Frequently Asked Questions

How do I build redundancy into my LinkedIn outreach?
LinkedIn outreach redundancy requires four layers: account redundancy (multiple accounts so no single account carries more than 40% of volume), data redundancy (all prospect and sequence data stored in your CRM, not just inside account interfaces), sequence architecture redundancy (portable templates that can migrate between accounts in under 2 hours), and process redundancy (pre-written incident response protocols your team can execute without making decisions from scratch). Start with account distribution and data externalization — they deliver the highest immediate protection.
What is a LinkedIn outreach buffer account?
A buffer account is a healthy, active LinkedIn account kept in reserve with zero active outreach — its only purpose is immediate deployment when a primary account is restricted. Maintain one buffer account for every 3-4 active outreach accounts. When a primary account fails, the buffer absorbs its workload within the same business day while a permanent replacement is sourced, ensuring campaign continuity without any gap in pipeline generation.
How many LinkedIn accounts do I need for redundant outreach operations?
Calculate minimum account fleet size by dividing your monthly connection request target by 600 (safe monthly capacity per account), then add buffer accounts at a ratio of 1 per 3-4 active accounts. A team targeting 3,000 connections per month needs at minimum 5 active accounts plus 1-2 buffer accounts — 6-7 total.
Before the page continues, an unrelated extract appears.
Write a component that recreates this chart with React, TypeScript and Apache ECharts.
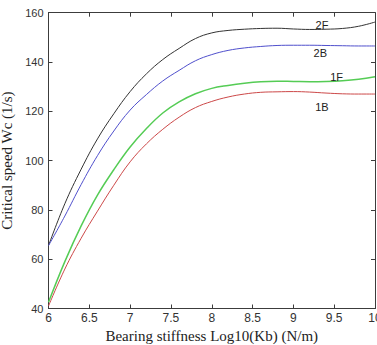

This ensures that any single restriction reduces capacity by at most 20-25% rather than 100%.
What data should I back up to protect my LinkedIn outreach campaigns?
The critical data categories requiring external backup are: prospect lists with full contact and segmentation data, all sequence templates and message copy variants, active sequence state for every prospect (what step they're on, when the next touch is scheduled), reply history and conversation context for active conversations, account performance metrics and trend data, and audience segment definitions. All of this should be stored in your CRM so you can rebuild any active campaign from CRM data alone within a few hours of an account loss.
What should I do immediately when a LinkedIn account gets restricted?
Within the first 30 minutes: confirm the restriction type, log the event, respond to any active conversations before access is fully lost, and deploy your buffer account to absorb the restricted account's workload. Within 24 hours: source a permanent replacement account, configure it with your sequence architecture, and initiate the replacement versus recovery decision based on restriction type. Document the incident within 5 days and update your risk protocols with lessons learned.
How can I prevent LinkedIn account restrictions from happening?
The most effective prevention measures are activity rate management (capping connection requests at 100-150 per week and messages at 100-150 per day per account), consistent login patterns (same device, same network), gradual account warmup for new accounts (20 connections/day in week 1, scaling over 4-6 weeks), and weekly account health monitoring (tracking acceptance rate trends, engagement rates, and security flag patterns). Proactive rotation of accounts showing early restriction signals prevents formal restrictions from occurring.
Why does LinkedIn restrict outreach accounts?
LinkedIn restricts accounts primarily based on algorithmic detection of behavior patterns that deviate from typical user activity — excessive connection request volume, rapid message sending, unusual login patterns, or activity profiles that resemble automated behavior. The enforcement is algorithm-first, meaning legitimate professional outreach can be flagged without human review if the activity metrics exceed LinkedIn's behavioral thresholds. This is why rate management and account health monitoring are essential — you cannot appeal your way out of an algorithm's pattern detection, but you can avoid triggering it.